Les ressources financières existent pour soutenir la transition énergétique et la mobilité durable. Le principal frein réside aujourd’hui dans le manque de visibilité et de constance des cadres réglementaires. L’incertitude coûte plus cher que le manque de financement.
Les procédures administratives, parfois longues de plusieurs années, et le manque d’incitations réalistes ou applicables peuvent constituer de véritables freins. Les investisseurs ont besoin de règles stables et lisibles sur la durée — qu’il s’agisse de tarification, d’obligations en matière d’empreinte carbone ou de dispositifs incitatifs. Plus de cohérence et de constance permettraient de lever la plupart des obstacles.
-Comment instaurer ce cadre stable et cohérent ?
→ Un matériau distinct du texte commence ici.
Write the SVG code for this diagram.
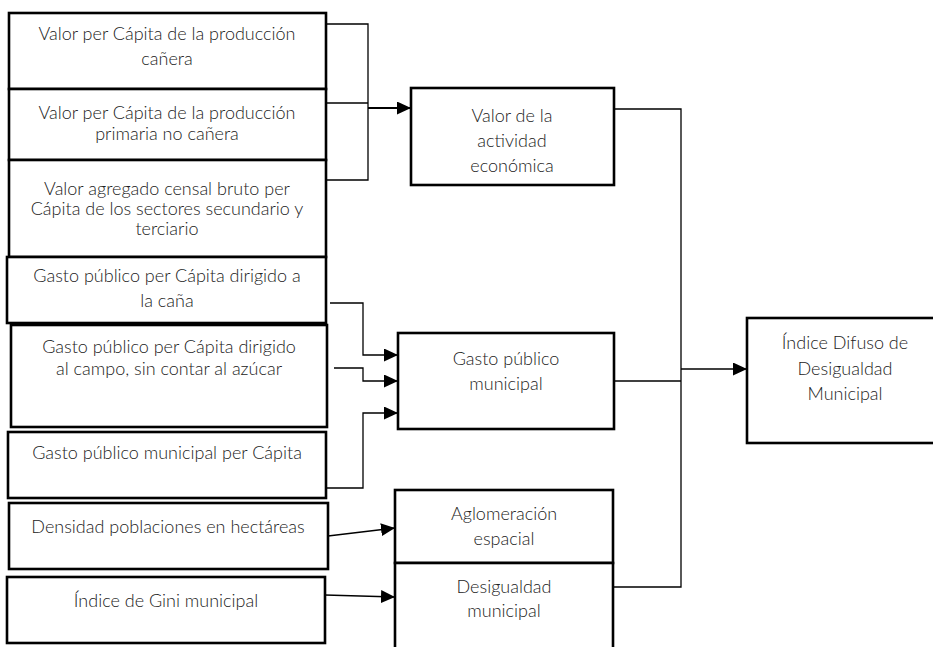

-Un tel cadre peut s’appuyer sur des plans de programmation énergétique assortis d’objectifs quantifiés et de régulations claires, capables d’évoluer avec les nouvelles technologies. Il serait également pertinent, au niveau national comme au niveau Européen, d’adopter une approche pragmatique afin de prendre en compte de façon différenciée les multiples solutions techniques, et volontariste afin de trouver les adaptations nécessaires au développement des projets.
Enfin, les pouvoirs publics gagneraient à renforcer leurs capacités administratives pour accélérer l’instruction des dossiers. Certaines décisions pourraient être prises bien plus rapidement, permettant de lancer des projets déjà techniquement prêts. La volonté d’efficacité doit désormais se traduire dans les faits.
-La finance joue un rôle important dans le réchauffement climatique en soutenant notamment des secteurs et projets fortement émetteurs en gaz à effet de serre. Comment Meridiam se distingue-t-il ?
-La finance traditionnelle, centrée sur le court terme, reste souvent indifférente aux risques climatiques qui finiront pourtant par affecter les populations, les infrastructures et les écosystèmes.
L’approche de Meridiam, ça n’est pas vraiment l’ingénierie financière, mais plutôt une finance d’ingénieur responsable, dont les investissements visent à avoir un impact positif sur plusieurs générations. Outre l’exclusion des énergies fossiles déjà évoquée, nous avons développé des outils d’analyse, des indicateurs de performance et des plans d’action concrets. Chaque investissement — qu’il s’agisse d’une école, d’un aéroport ou autre — fait l’objet d’une évaluation du risque climatique et d’une stratégie de décarbonation.
Cette approche rassure les autorités publiques, qui savent que notre présence sur plusieurs décennies garantit la performance et la durabilité des projets. Nous partageons leurs objectifs : répondre aux critères de développement durable de l’ONU et promouvoir l’inclusion sociale tout au long de la vie des projets.
-Vers quels nouveaux secteurs Meridiam souhaite-t-il se développer ?
-En parallèle des grandes infrastructures traditionnelles, nous développons des initiatives de proximité pour soutenir les collectivités locales dans leurs projets de résilience urbaine : décarbonation de l’énergie, mobilité propre, résilience sociale.
Nous commençons à investir aussi dans les infrastructures agricoles, un secteur vital confronté à des défis majeurs – adaptation au changement climatique, réduction des émissions, souveraineté alimentaire. Selon nos estimations, plus de 50 milliards d’euros d’investissements seront nécessaires au cours des cinq prochaines années pour accompagner cette transition, de la production aux chaînes logistiques et énergétiques.
Enfin, nous explorons le champ des infrastructures essentielles à la sécurité et à la souveraineté européenne. Il s’agit non pas d’investir dans l’armement, mais dans des infrastructures critiques – réseaux de transport, capacités logistiques, bâtiments administratifs ou logements – qui soutiennent la résilience stratégique du continent.